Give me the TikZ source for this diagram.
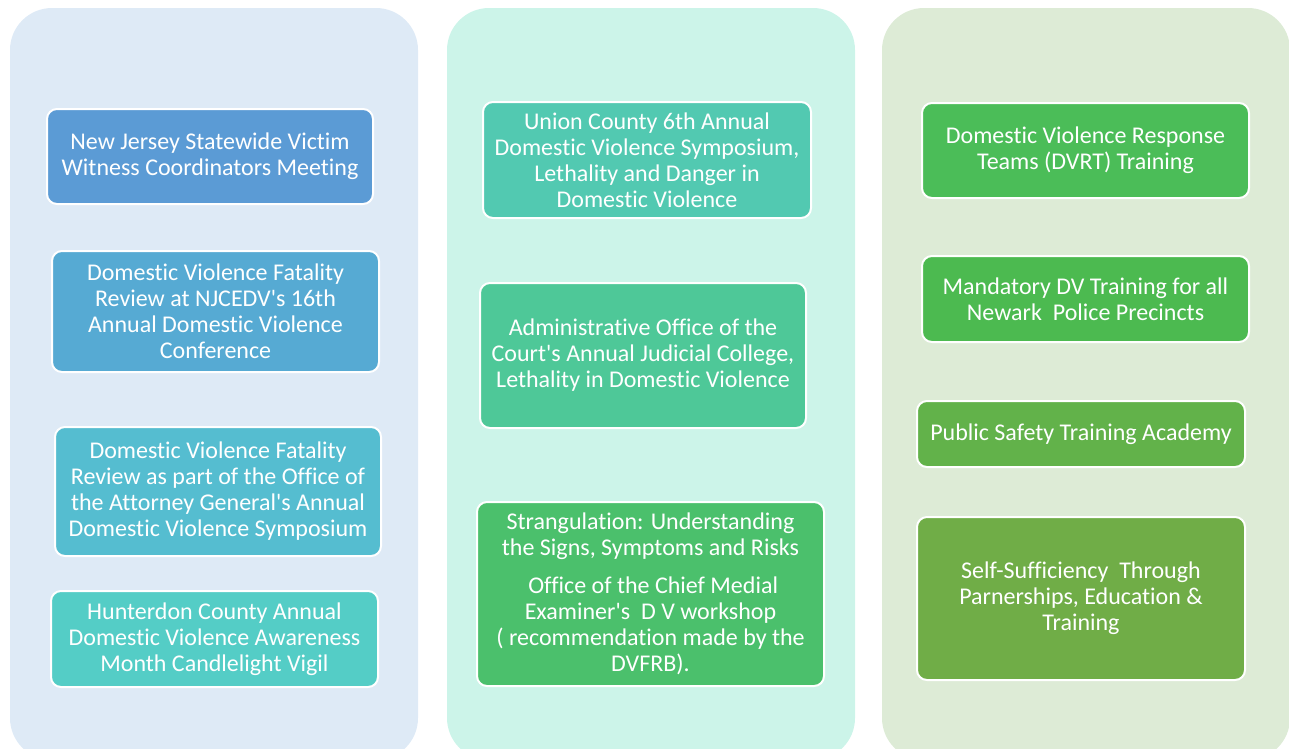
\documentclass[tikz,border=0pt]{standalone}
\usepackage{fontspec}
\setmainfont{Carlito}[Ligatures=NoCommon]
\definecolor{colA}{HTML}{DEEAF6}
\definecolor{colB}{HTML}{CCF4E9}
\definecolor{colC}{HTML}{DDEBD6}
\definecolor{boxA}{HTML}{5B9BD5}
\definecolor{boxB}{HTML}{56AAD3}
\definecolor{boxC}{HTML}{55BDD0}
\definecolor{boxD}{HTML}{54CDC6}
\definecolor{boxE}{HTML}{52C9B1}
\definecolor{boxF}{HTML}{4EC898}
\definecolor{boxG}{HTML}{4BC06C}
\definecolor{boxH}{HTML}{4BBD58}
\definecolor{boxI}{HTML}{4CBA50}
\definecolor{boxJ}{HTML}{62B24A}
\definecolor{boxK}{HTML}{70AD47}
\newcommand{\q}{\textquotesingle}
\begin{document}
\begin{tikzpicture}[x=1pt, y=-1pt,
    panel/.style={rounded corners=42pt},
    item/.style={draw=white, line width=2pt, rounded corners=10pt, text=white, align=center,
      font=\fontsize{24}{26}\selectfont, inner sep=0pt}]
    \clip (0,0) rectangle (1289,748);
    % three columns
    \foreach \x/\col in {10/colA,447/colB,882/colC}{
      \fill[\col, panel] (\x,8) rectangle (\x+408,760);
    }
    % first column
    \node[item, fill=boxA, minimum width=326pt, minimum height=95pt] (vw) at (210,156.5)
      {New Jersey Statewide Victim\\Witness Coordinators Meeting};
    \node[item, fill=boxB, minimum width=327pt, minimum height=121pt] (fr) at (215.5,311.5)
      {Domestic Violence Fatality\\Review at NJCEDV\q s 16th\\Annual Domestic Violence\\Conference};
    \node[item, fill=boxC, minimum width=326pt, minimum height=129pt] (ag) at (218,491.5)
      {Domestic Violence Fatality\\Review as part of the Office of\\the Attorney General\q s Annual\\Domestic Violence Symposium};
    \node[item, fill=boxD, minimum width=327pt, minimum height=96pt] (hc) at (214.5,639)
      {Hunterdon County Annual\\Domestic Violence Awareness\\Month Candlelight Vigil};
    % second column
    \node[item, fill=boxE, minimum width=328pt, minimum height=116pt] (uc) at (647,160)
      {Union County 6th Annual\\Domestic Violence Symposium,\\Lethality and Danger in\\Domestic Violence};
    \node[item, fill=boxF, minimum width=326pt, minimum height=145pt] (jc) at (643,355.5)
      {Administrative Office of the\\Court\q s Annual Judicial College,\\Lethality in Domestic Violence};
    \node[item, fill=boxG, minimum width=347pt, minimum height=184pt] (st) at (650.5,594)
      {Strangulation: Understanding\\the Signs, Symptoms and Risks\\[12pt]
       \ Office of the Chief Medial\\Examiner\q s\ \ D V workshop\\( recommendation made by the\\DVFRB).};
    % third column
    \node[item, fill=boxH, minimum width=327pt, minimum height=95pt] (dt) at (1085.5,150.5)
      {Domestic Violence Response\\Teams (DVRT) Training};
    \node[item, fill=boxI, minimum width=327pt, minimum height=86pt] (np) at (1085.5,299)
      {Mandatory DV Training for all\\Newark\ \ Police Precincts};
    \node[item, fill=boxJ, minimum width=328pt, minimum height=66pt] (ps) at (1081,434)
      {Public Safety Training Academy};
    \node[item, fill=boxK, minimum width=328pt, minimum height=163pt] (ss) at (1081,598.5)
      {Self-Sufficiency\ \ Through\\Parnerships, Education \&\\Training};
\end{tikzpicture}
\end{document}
◆ ◆ ◆ ◆ ◆
Set problem. Extract the full listing above verbatim; pictures are to be left out of the copy.

Exercise solution.
Give me the TikZ source for this diagram.
\documentclass[tikz,border=0pt]{standalone}
\usepackage{fontspec}
\setmainfont{Carlito}[Ligatures=NoCommon]
\definecolor{colA}{HTML}{DEEAF6}
\definecolor{colB}{HTML}{CCF4E9}
\definecolor{colC}{HTML}{DDEBD6}
\definecolor{boxA}{HTML}{5B9BD5}
\definecolor{boxB}{HTML}{56AAD3}
\definecolor{boxC}{HTML}{55BDD0}
\definecolor{boxD}{HTML}{54CDC6}
\definecolor{boxE}{HTML}{52C9B1}
\definecolor{boxF}{HTML}{4EC898}
\definecolor{boxG}{HTML}{4BC06C}
\definecolor{boxH}{HTML}{4BBD58}
\definecolor{boxI}{HTML}{4CBA50}
\definecolor{boxJ}{HTML}{62B24A}
\definecolor{boxK}{HTML}{70AD47}
\newcommand{\q}{\textquotesingle}
\begin{document}
\begin{tikzpicture}[x=1pt, y=-1pt,
    panel/.style={rounded corners=42pt},
    item/.style={draw=white, line width=2pt, rounded corners=10pt, text=white, align=center,
      font=\fontsize{24}{26}\selectfont, inner sep=0pt}]
    \clip (0,0) rectangle (1289,748);
    % three columns
    \foreach \x/\col in {10/colA,447/colB,882/colC}{
      \fill[\col, panel] (\x,8) rectangle (\x+408,760);
    }
    % first column
    \node[item, fill=boxA, minimum width=326pt, minimum height=95pt] (vw) at (210,156.5)
      {New Jersey Statewide Victim\\Witness Coordinators Meeting};
    \node[item, fill=boxB, minimum width=327pt, minimum height=121pt] (fr) at (215.5,311.5)
      {Domestic Violence Fatality\\Review at NJCEDV\q s 16th\\Annual Domestic Violence\\Conference};
    \node[item, fill=boxC, minimum width=326pt, minimum height=129pt] (ag) at (218,491.5)
      {Domestic Violence Fatality\\Review as part of the Office of\\the Attorney General\q s Annual\\Domestic Violence Symposium};
    \node[item, fill=boxD, minimum width=327pt, minimum height=96pt] (hc) at (214.5,639)
      {Hunterdon County Annual\\Domestic Violence Awareness\\Month Candlelight Vigil};
    % second column
    \node[item, fill=boxE, minimum width=328pt, minimum height=116pt] (uc) at (647,160)
      {Union County 6th Annual\\Domestic Violence Symposium,\\Lethality and Danger in\\Domestic Violence};
    \node[item, fill=boxF, minimum width=326pt, minimum height=145pt] (jc) at (643,355.5)
      {Administrative Office of the\\Court\q s Annual Judicial College,\\Lethality in Domestic Violence};
    \node[item, fill=boxG, minimum width=347pt, minimum height=184pt] (st) at (650.5,594)
      {Strangulation: Understanding\\the Signs, Symptoms and Risks\\[12pt]
       \ Office of the Chief Medial\\Examiner\q s\ \ D V workshop\\( recommendation made by the\\DVFRB).};
    % third column
    \node[item, fill=boxH, minimum width=327pt, minimum height=95pt] (dt) at (1085.5,150.5)
      {Domestic Violence Response\\Teams (DVRT) Training};
    \node[item, fill=boxI, minimum width=327pt, minimum height=86pt] (np) at (1085.5,299)
      {Mandatory DV Training for all\\Newark\ \ Police Precincts};
    \node[item, fill=boxJ, minimum width=328pt, minimum height=66pt] (ps) at (1081,434)
      {Public Safety Training Academy};
    \node[item, fill=boxK, minimum width=328pt, minimum height=163pt] (ss) at (1081,598.5)
      {Self-Sufficiency\ \ Through\\Parnerships, Education \&\\Training};
\end{tikzpicture}
\end{document}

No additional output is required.